For all that is in the world, the lust of the flesh and the lust of the eyes and the boastful pride of life is not from the Father, but it is from the world.
" For this reason I, Paul, . . . if indeed you have heard of the stewardship of God's grace . . . , as I wrote before in brief. . . to be specific, that the Gentiles are fellow heirs and fellow members of the body, and fellow partakers of the promise in Christ Jesus through the gospel, of which I was made a minister, according to the gift of God's grace which was given to me according to the working of His power. . . to preach to the Gentiles the unfathomable riches of Christ, . . . for this reason I bow my knees before the Father, . . . that He would grant you, according to the riches of His glory, to be strengthened with power through His Spirit in the inner man, so that Christ may dwell in your hearts through faith ; and that you, being rooted and grounded in love, may be able to comprehend with all the saints what is the breadth and length and height and depth, and to know the love of Christ which surpasses knowledge, that you may be filled up to all the fullness of God…Amen.

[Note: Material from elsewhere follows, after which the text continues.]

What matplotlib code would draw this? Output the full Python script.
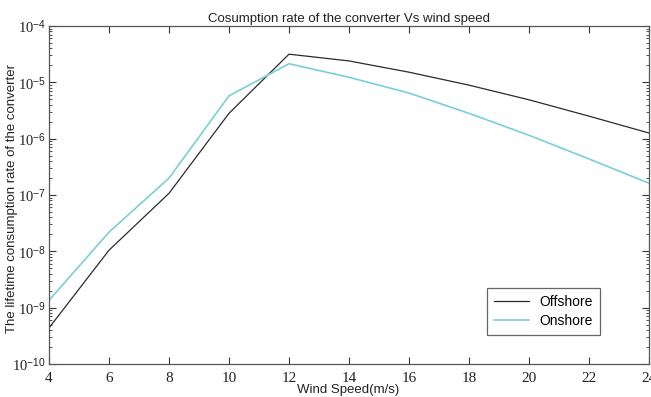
import matplotlib
matplotlib.use("Agg")
import matplotlib.pyplot as plt
import numpy as np
from matplotlib.ticker import FixedLocator, LogLocator, FuncFormatter

plt.rcParams['mathtext.fontset'] = 'custom'
plt.rcParams['mathtext.rm'] = 'Liberation Serif'
plt.rcParams['mathtext.it'] = 'Liberation Serif:italic'
plt.rcParams['mathtext.sf'] = 'Liberation Sans'

wind_speed = [4, 6, 8, 10, 12, 14, 16, 18, 20, 22, 24]
offshore_log = [-9.36, -7.98, -6.97, -5.55, -4.50, -4.62, -4.82, -5.05, -5.31, -5.60, -5.90]
onshore_log = [-8.87, -7.66, -6.70, -5.24, -4.67, -4.91, -5.19, -5.55, -5.94, -6.36, -6.79]
offshore = [10 ** v for v in offshore_log]
onshore = [10 ** v for v in onshore_log]
x_ticks = [4, 6, 8, 10, 12, 14, 16, 18, 20, 22, 24]
y_exps = [-10, -9, -8, -7, -6, -5, -4]

fig = plt.figure(figsize=(6.51, 3.97), dpi=100)
ax = fig.add_axes([49/651, 1 - 364/397, 600/651, 338/397])

ax.plot(wind_speed, offshore, color='#2b2b2b', lw=0.9, label='Offshore')
ax.plot(wind_speed, onshore, color='#78d0d6', lw=1.2, label='Onshore')

ax.set_yscale('log')
ax.set_xlim(4, 24)
ax.set_ylim(1e-10, 1e-4)
ax.xaxis.set_major_locator(FixedLocator(x_ticks))
ax.yaxis.set_major_locator(FixedLocator([10.0 ** e for e in y_exps]))
ax.yaxis.set_minor_locator(LogLocator(base=10, subs=np.arange(2, 10)))
ax.yaxis.set_major_formatter(FuncFormatter(
    lambda v, p: r'$\mathrm{10}^{\mathsf{%d}}$' % int(round(np.log10(v)))))
ax.xaxis.set_major_formatter(FuncFormatter(lambda v, p: '%d' % v))

ax.tick_params(which='both', direction='in', top=True, right=True, colors='#333333', labelcolor='#222222')
ax.tick_params(which='major', length=5, width=0.8, labelsize=11)
ax.tick_params(which='minor', length=2.5, width=0.6)
ax.tick_params(axis='x', pad=6)
ax.tick_params(axis='y', pad=2, labelsize=10.5)
for lab in ax.get_xticklabels():
    lab.set_fontfamily('Liberation Serif')
for s in ax.spines.values():
    s.set_color('#555555')
    s.set_linewidth(0.9)

ax.set_title('Cosumption rate of the converter Vs wind speed', fontsize=9.5,
             fontfamily='Liberation Sans', pad=3, color='#222222')
ax.set_xlabel('Wind Speed(m/s)', fontsize=9.5, fontfamily='Liberation Sans', color='#222222')
ax.xaxis.set_label_coords(348/651, 1 - 384/397, transform=fig.transFigure)
ax.set_ylabel('The lifetime consumption rate of the converter', fontsize=9.5,
              fontfamily='Liberation Sans', color='#222222')
ax.yaxis.set_label_coords(18/651, 0.5, transform=fig.transFigure)

leg = ax.legend(loc='lower right', bbox_to_anchor=(607/651, 1 - 342/397),
                bbox_transform=fig.transFigure, fancybox=False, framealpha=1,
                prop={'family': 'Liberation Sans', 'size': 10}, handlelength=2.5,
                borderpad=0.5, labelspacing=0.4)
leg.get_frame().set_edgecolor('#666666')
leg.get_frame().set_linewidth(0.9)

fig.savefig('out.png', dpi=100)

It's a "stewardship", in the arms of an unfathomable love by the Creator of the universe, which we are freely invited to comprehend, who, would like to have His love reciprocated; and all of which, delivers to us the amazing gift of an undeserved inner strength, and a joy, that does not come to us by means of the "wealth of unrighteousness", after all, the wages of the wealth of unrighteousness is darkness, sorrow and death, but which comes instead from 'the wealth of righteousness' that is abundantly supplied to us through the Spirit of God, working in us.